----- RECORDED INFORMATION

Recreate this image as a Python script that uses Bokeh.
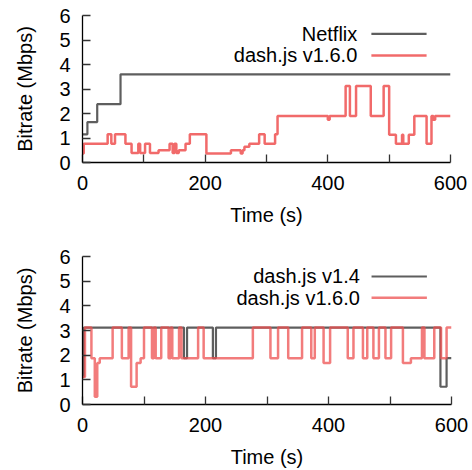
from bokeh.plotting import figure
from bokeh.models import Range1d, FixedTicker, Label, Arrow
from bokeh.layouts import column
from bokeh.embed import file_html
from bokeh.resources import INLINE

# ---------------- data ----------------
x_ticks = [0, 100, 200, 300, 400, 500, 600]
x_tick_labels = {0: "0", 100: "", 200: "200", 300: "", 400: "400", 500: "", 600: "600"}
y_ticks = [0, 1, 2, 3, 4, 5, 6]

# top panel
netflix_t = [0, 8, 24, 62, 600]
netflix_v = [1.15, 1.65, 2.38, 3.6, 3.6]

dash16_top_t = [0, 2, 41, 47, 53, 70, 80, 91, 94, 102, 110, 124, 142, 147, 150, 153,
                157, 168, 175, 202, 242, 258, 261, 264, 272, 288, 297, 314, 318, 400,
                403, 429, 436, 446, 470, 491, 500, 511, 521, 523, 532, 541, 561, 569,
                572, 575, 600]
dash16_top_v = [0.37, 0.77, 1.15, 0.77, 1.15, 0.77, 0.39, 0.77, 0.39, 0.77, 0.39, 0.5,
                0.77, 0.39, 0.77, 0.39, 0.5, 0.77, 1.15, 0.37, 0.5, 0.37, 0.5, 0.64,
                0.77, 1.15, 0.77, 1.15, 1.9, 1.75, 1.9, 3.12, 1.9, 3.12, 1.9, 3.12,
                1.13, 0.77, 1.13, 0.77, 1.13, 1.9, 0.77, 1.9, 1.75, 1.9, 1.9]

# bottom panel
dash14_t = [0, 2, 165, 170, 212, 217, 582, 592, 600]
dash14_v = [1.11, 3.12, 1.88, 3.12, 1.88, 3.12, 0.72, 1.88, 1.88]

dash16_bot_t = [0, 4, 14.5, 20, 24, 28, 49, 64, 75, 79, 88, 94.5, 100, 113, 116, 119,
                128, 140, 143.5, 146, 157, 161, 188, 197, 277, 305.6, 318, 334.5, 357,
                372, 377.7, 392, 402.6, 431.3, 440.6, 456, 463, 473, 482, 492.6, 501.8,
                521, 534, 552, 556, 572, 583, 592, 600]
dash16_bot_v = [1.11, 3.12, 1.88, 0.31, 1.68, 1.88, 3.12, 1.88, 3.12, 0.72, 1.68, 1.88,
                3.12, 1.88, 3.12, 1.88, 3.12, 1.88, 3.12, 1.88, 3.12, 1.88, 3.12, 1.88,
                3.12, 1.88, 3.12, 1.88, 3.12, 1.88, 3.12, 1.68, 3.12, 1.88, 3.12, 1.88,
                3.12, 1.88, 3.12, 1.88, 3.12, 1.68, 1.88, 3.12, 1.88, 3.12, 1.88, 3.12,
                3.12]

FONT = "Liberation Sans"
GRAY = "#4d4d4d"
RED = "#ee5050"


def make_fig(fw, fh, bl, br, bt, bb):
    p = figure(frame_width=fw, frame_height=fh, min_border_left=bl, min_border_right=br,
               min_border_top=bt, min_border_bottom=bb, x_range=Range1d(0, 600),
               y_range=Range1d(0, 6), output_backend="svg", toolbar_location=None,
               background_fill_color="white", border_fill_color="white")
    p.outline_line_color = None
    p.xgrid.visible = False
    p.ygrid.visible = False
    for ax in (p.xaxis[0], p.yaxis[0]):
        ax.major_tick_in = 8
        ax.major_tick_out = 0
        ax.minor_tick_line_color = None
        ax.axis_line_color = "black"
        ax.axis_line_width = 1.3
        ax.major_tick_line_color = "#333333"
        ax.major_tick_line_width = 1.3
        ax.major_label_text_font = FONT
        ax.major_label_text_font_size = "20px"
        ax.major_label_text_color = "black"
        ax.axis_label_text_font = FONT
        ax.axis_label_text_font_size = "20px"
        ax.axis_label_text_font_style = "normal"
        ax.axis_label_text_color = "black"
    p.xaxis.ticker = FixedTicker(ticks=x_ticks)
    p.xaxis.major_label_overrides = x_tick_labels
    p.yaxis.ticker = FixedTicker(ticks=y_ticks)
    p.xaxis.axis_label = "Time (s)"
    p.yaxis.axis_label = "Bitrate (Mbps)"
    p.xaxis.major_label_standoff = 13
    p.xaxis.axis_label_standoff = 11
    p.yaxis.major_label_standoff = 12
    p.yaxis.axis_label_standoff = 20
    return p


def add_legend(p, entries, x_text, x0, x1, ys):
    for (label, color, width, alpha), yy in zip(entries, ys):
        p.add_layout(Label(x=x_text, y=yy, text=label, text_font=FONT,
                           text_font_size="20px", text_align="right",
                           text_baseline="middle", text_color="black"))
        p.add_layout(Arrow(end=None, x_start=x0, y_start=yy, x_end=x1, y_end=yy,
                           line_color=color, line_width=width, line_alpha=alpha))


# top panel
p1 = make_fig(368, 147, 82, 20, 15, 73)
p1.step(netflix_t, netflix_v, mode="after", line_color=GRAY, line_width=2.2, line_alpha=0.9)
p1.step(dash16_top_t, dash16_top_v, mode="after", line_color=RED, line_width=2.5, line_alpha=0.85)
add_legend(p1, [("Netflix", GRAY, 2.2, 0.9), ("dash.js v1.6.0", RED, 2.5, 0.85)],
           448, 471, 561, [5.25, 4.37])

# bottom panel
p2 = make_fig(369, 148, 78, 23, 21, 56)
p2.step(dash14_t, dash14_v, mode="after", line_color=GRAY, line_width=2.2, line_alpha=0.9)
p2.step(dash16_bot_t, dash16_bot_v, mode="after", line_color=RED, line_width=2.5, line_alpha=0.75)
add_legend(p2, [("dash.js v1.4", GRAY, 2.2, 0.9), ("dash.js v1.6.0", RED, 2.5, 0.75)],
           451, 470, 560, [5.19, 4.33])

layout = column(p1, p2, spacing=0)
open("out.html", "w").write(file_html(layout, INLINE))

----------

■ **REQUEST**
Leave out the pictures. Transcribe only the lines above, from the first through the one that contains "from bokeh.resources import INLINE".

■ **TASK ANSWER**
Recreate this image as a Python script that uses Bokeh.
from bokeh.plotting import figure
from bokeh.models import Range1d, FixedTicker, Label, Arrow
from bokeh.layouts import column
from bokeh.embed import file_html
from bokeh.resources import INLINE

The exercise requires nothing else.